World airlines, yesterday, lamented the European Union’s (EU) joint imposition of a negative COVID-19 test result for passengers travelling between China and the EU.

The airlines, under the coalition of Airlines for Europe (A4E), International Air Transport Association (IATA) and Airports Council International (ACI) Europe, decried the preventive measures as unscientific, while testing of airport and aircraft wastewater offers better evidence.

Earlier, the EU had recommended that all passengers on flights to and from China should wear face masks, that EU governments introduce random testing of passengers arriving from China and that they test and sequence wastewater in airports with international flights and planes arriving from China.

Besides the EU, over 16 countries have made pre-boarding COVID-19 testing mandatory for passengers coming from China. The airlines yesterday said such blanket testing of passengers is at odds with the assessment published by the European Centre for Disease Prevention and Control (ECDC), which confirms that the current surge of COVID-19 cases in China is not expected to impact the epidemiological situation in the EU.

“This is because the COVID-19 variants circulating in China are already present in the EU, as well as the higher immunity acquired by the population of the EU. As such, systematically testing incoming travellers from China cannot be considered a scientifically driven and risk-based measure,” coalition stated.

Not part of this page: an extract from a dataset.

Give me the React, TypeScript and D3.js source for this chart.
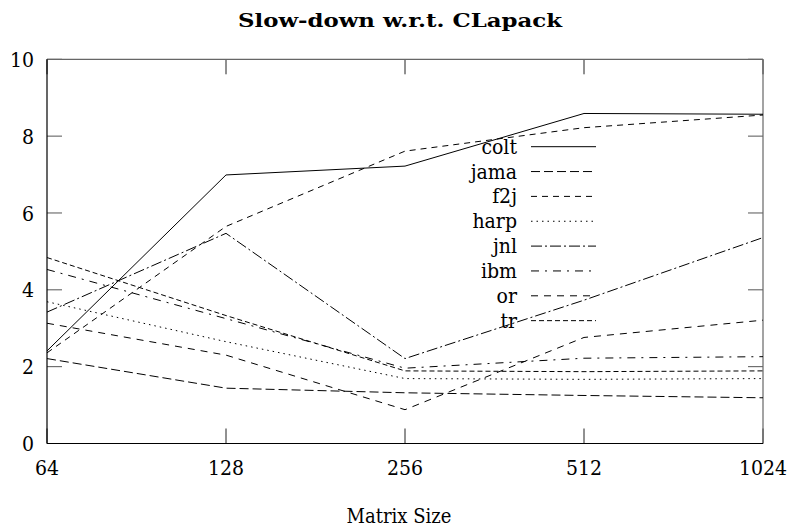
import React from "react";
import * as d3 from "d3";

// Matrix sizes on the x axis (log2 spaced)
const sizes = [64, 128, 256, 512, 1024];
const yTicks = [0, 2, 4, 6, 8, 10];

// Slow-down factors relative to CLapack, one array per library
const colt = [2.41, 6.99, 7.22, 8.59, 8.57];
const jama = [2.21, 1.44, 1.32, 1.25, 1.19];
const f2j = [2.36, 5.65, 7.61, 8.22, 8.55];
const harp = [3.69, 2.65, 1.69, 1.67, 1.69];
const jnl = [3.42, 5.47, 2.21, 3.73, 5.36];
const ibm = [4.53, 3.25, 1.96, 2.22, 2.26];
const or = [3.13, 2.3, 0.88, 2.76, 3.21];
const tr = [4.84, 3.33, 1.89, 1.87, 1.89];

const seriesNames = ["colt", "jama", "f2j", "harp", "jnl", "ibm", "or", "tr"];
const seriesValues = [colt, jama, f2j, harp, jnl, ibm, or, tr];
const dashes = ["", "9,4", "6,5", "1.5,4", "11,3,2,3", "8,6,2,6", "7,6", "5,3"];

const W = 791;
const H = 529;
const left = 47;
const right = 763;
const top = 59.3;
const bottom = 443.5;
const tickLen = 15;

const SERIF = "'DejaVu Serif Condensed', 'DejaVu Serif', serif";
const BOLD = "'DejaVu Serif', serif";

export default function App() {
  const x = d3.scaleLog().base(2).domain([64, 1024]).range([left, right]);
  const y = d3.scaleLinear().domain([0, 10]).range([bottom, top]);
  const line = d3
    .line<number>()
    .x((_, i) => x(sizes[i]))
    .y((d) => y(d));

  const legendX = 517;
  const sampleX0 = 531;
  const sampleX1 = 596;
  const legendY0 = 146.7;
  const legendStep = 24.85;
  const txt = { fontFamily: SERIF, fontStretch: "condensed" as const };

  return (
    <svg
      width={W}
      height={H}
      style={{ position: "absolute", left: 0, top: 0, background: "#fff" }}
    >
      <rect x={0} y={0} width={W} height={H} fill="#fff" />
      <text
        x={400}
        y={27}
        textAnchor="middle"
        fontWeight="bold"
        fontSize={18}
        textLength={324}
        lengthAdjust="spacingAndGlyphs"
        fill="#000"
        style={{ fontFamily: BOLD }}
      >
        Slow-down w.r.t. CLapack
      </text>

      {/* ticks on all four sides, pointing inward */}
      {yTicks.map((t) => (
        <g key={"y" + t}>
          <line x1={left} x2={left + tickLen} y1={y(t)} y2={y(t)} stroke="#555" strokeWidth={1} />
          <line x1={right} x2={right - tickLen} y1={y(t)} y2={y(t)} stroke="#555" strokeWidth={1} />
          <text x={34} y={y(t)} dy="0.36em" textAnchor="end" fontSize={21} fill="#000" style={txt}>
            {t}
          </text>
        </g>
      ))}
      {sizes.map((s) => (
        <g key={"x" + s}>
          <line x1={x(s)} x2={x(s)} y1={bottom} y2={bottom - tickLen} stroke="#222" strokeWidth={1} />
          <line x1={x(s)} x2={x(s)} y1={top} y2={top + tickLen} stroke="#222" strokeWidth={1} />
          <text x={x(s)} y={475} textAnchor="middle" fontSize={21} fill="#000" style={txt}>
            {s}
          </text>
        </g>
      ))}

      {/* frame */}
      <line x1={left} x2={right} y1={top} y2={top} stroke="#666" strokeWidth={1.2} />
      <line x1={right} x2={right} y1={top} y2={bottom} stroke="#666" strokeWidth={1.2} />
      <line x1={left} x2={left} y1={top} y2={bottom} stroke="#000" strokeWidth={1.2} />
      <line x1={left} x2={right} y1={bottom} y2={bottom} stroke="#000" strokeWidth={1.2} />

      {/* series */}
      {seriesValues.map((vals, i) => (
        <path
          key={seriesNames[i]}
          d={line(vals) || ""}
          fill="none"
          stroke="#000"
          strokeWidth={1}
          strokeDasharray={dashes[i] || undefined}
        />
      ))}

      {/* legend */}
      {seriesNames.map((name, i) => {
        const ly = legendY0 + i * legendStep;
        return (
          <g key={"lg" + name}>
            <text x={legendX} y={ly + 7} textAnchor="end" fontSize={21} fill="#000" style={txt}>
              {name}
            </text>
            <line
              x1={sampleX0}
              x2={sampleX1}
              y1={ly}
              y2={ly}
              stroke="#000"
              strokeWidth={1}
              strokeDasharray={dashes[i] || undefined}
            />
          </g>
        );
      })}

      <text x={399} y={523} textAnchor="middle" fontSize={20} fill="#000" style={txt}>
        Matrix Size
      </text>
    </svg>
  );
}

IATA Director-General, Willie Walsh, said that A4E, ACI Europe and IATA support getting away from testing passengers as a way to track COVID-19.

“In this regard, the recommendation to test wastewater from airports and aircraft arriving from China offers an alternative. This must, however, come with detailed consideration of technical and operational practicalities before any decision is taken to deploy wastewater sampling at airports and aircraft.

“When required, airports and airlines will do their utmost to facilitate such sampling – on the understanding that it needs to be carried out by the competent health authorities, as airport and airline staff are not qualified to do so,” Walsh said.

He added that while it is regrettable that the EU’s recommendations largely amount to a knee-jerk reaction, it is now vital that they are implemented by EU member states in a fully uniform manner – in full compliance with the addendums to the EU Aviation Health Safety Protocol to be published in the coming days by EASA and ECDC. These addendums will provide detailed guidance regarding passenger testing and wastewater testing.

“A4E, ACI Europe and IATA look forward to further engaging with the EU on the reassessment of these recommendations by mid-January 2023. We urge EU member states and China to work together and to reconsider at the earliest opportunity their requirements for systematic pre-departure testing of travellers based on a scientifically driven risk assessment,” Walsh said.